Example 3 — Pediatric GFR

Estimate pediatric GFR for a child with height = 128 cm and SCr = 0.7 mg/dL.

  1. Use the bedside Schwartz equation.
  2. Compute 0.413 × 128 / 0.7.
  3. The result is an estimated pediatric GFR in mL/min/1.73 m².

Frequently Asked Questions

Q: Is eGFR the same as creatinine clearance?

No. They are related estimates of kidney function, but they are not the same equation and are reported in different ways. Adult eGFR is usually standardized to 1.73 m², while Cockcroft-Gault creatinine clearance is typically reported in mL/min.

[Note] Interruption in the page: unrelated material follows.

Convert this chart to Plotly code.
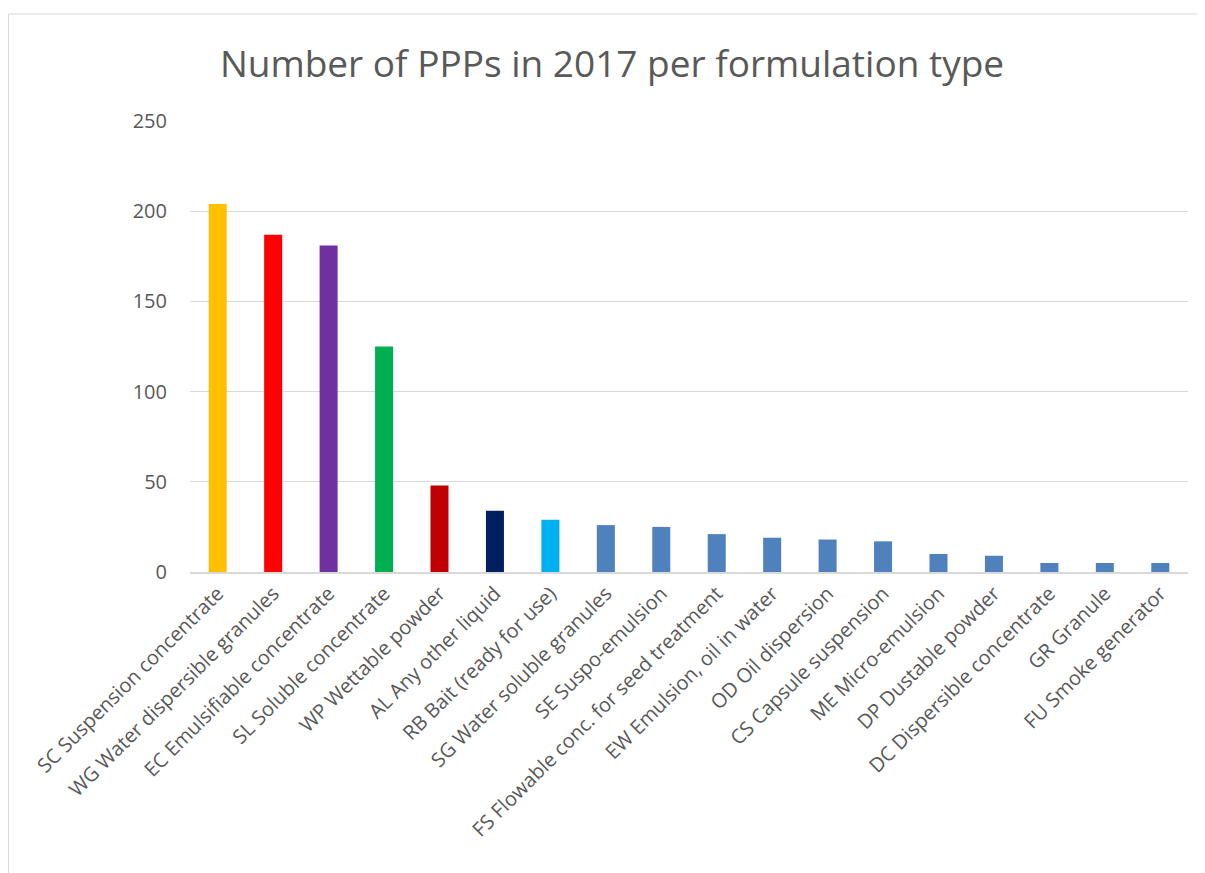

Q: What do A1, A2, and A3 mean?

These are albuminuria categories based on urine albumin-to-creatinine ratio (ACR). In this calculator, A1 means less than 30 mg/g, A2 means 30–300 mg/g, and A3 means greater than 300 mg/g.

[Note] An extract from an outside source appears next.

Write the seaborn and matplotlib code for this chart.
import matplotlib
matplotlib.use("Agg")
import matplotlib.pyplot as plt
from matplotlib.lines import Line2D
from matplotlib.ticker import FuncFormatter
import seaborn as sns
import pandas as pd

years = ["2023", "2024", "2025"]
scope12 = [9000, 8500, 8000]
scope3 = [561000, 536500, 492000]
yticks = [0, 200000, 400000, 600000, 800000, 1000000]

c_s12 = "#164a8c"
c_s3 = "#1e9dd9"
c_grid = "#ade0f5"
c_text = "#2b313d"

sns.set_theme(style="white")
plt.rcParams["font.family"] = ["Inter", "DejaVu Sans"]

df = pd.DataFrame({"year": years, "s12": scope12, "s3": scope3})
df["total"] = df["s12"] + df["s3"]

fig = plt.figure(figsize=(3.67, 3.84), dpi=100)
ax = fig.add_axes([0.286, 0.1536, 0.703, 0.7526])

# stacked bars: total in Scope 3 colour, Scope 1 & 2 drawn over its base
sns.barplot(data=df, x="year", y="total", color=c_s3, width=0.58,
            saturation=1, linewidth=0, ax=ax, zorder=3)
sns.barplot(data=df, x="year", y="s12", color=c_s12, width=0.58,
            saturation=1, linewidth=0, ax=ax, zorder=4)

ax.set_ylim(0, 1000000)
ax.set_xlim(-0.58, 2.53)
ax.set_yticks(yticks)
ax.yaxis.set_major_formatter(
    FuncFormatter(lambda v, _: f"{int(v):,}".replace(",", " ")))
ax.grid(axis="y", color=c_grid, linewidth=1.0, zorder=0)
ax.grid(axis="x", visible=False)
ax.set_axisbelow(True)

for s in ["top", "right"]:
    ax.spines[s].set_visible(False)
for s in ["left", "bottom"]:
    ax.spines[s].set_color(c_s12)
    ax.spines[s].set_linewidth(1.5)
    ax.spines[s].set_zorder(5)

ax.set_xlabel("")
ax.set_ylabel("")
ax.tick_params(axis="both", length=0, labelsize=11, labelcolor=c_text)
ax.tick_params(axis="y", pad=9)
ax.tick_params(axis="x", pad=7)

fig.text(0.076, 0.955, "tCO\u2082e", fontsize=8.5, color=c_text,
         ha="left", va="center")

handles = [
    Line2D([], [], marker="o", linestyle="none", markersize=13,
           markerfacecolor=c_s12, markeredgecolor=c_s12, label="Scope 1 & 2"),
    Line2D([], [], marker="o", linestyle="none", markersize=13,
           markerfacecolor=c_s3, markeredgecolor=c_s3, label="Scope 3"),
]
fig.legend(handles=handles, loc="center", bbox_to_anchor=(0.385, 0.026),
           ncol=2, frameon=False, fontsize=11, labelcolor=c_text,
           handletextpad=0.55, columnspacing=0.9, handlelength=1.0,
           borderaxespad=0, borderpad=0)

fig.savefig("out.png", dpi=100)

Q: What does the tiny kidney-risk matrix show?

It combines the adult GFR category and the albuminuria category to show a simplified overall kidney-risk level. It is a quick interpretation aid, not a diagnosis by itself.

Q: Why can the compare-methods drawer show different numbers?

Because CKD-EPI 2021, Cockcroft-Gault, and MDRD are different equations with different assumptions and output conventions. They are all useful in different contexts, so the estimates will not always match exactly.

Q: Why does adult eGFR use mL/min/1.73 m²?

Adult eGFR is normalized to a standard body surface area of 1.73 m², which helps with comparison across adults.

Q: Why does the calculator ask for creatinine units?

Because the equations use serum creatinine numerically, the unit must be converted correctly before calculating.

Q: Does a low eGFR automatically mean CKD?

Not by itself. This calculator estimates kidney function, but diagnosis depends on the broader clinical picture and other kidney-damage markers.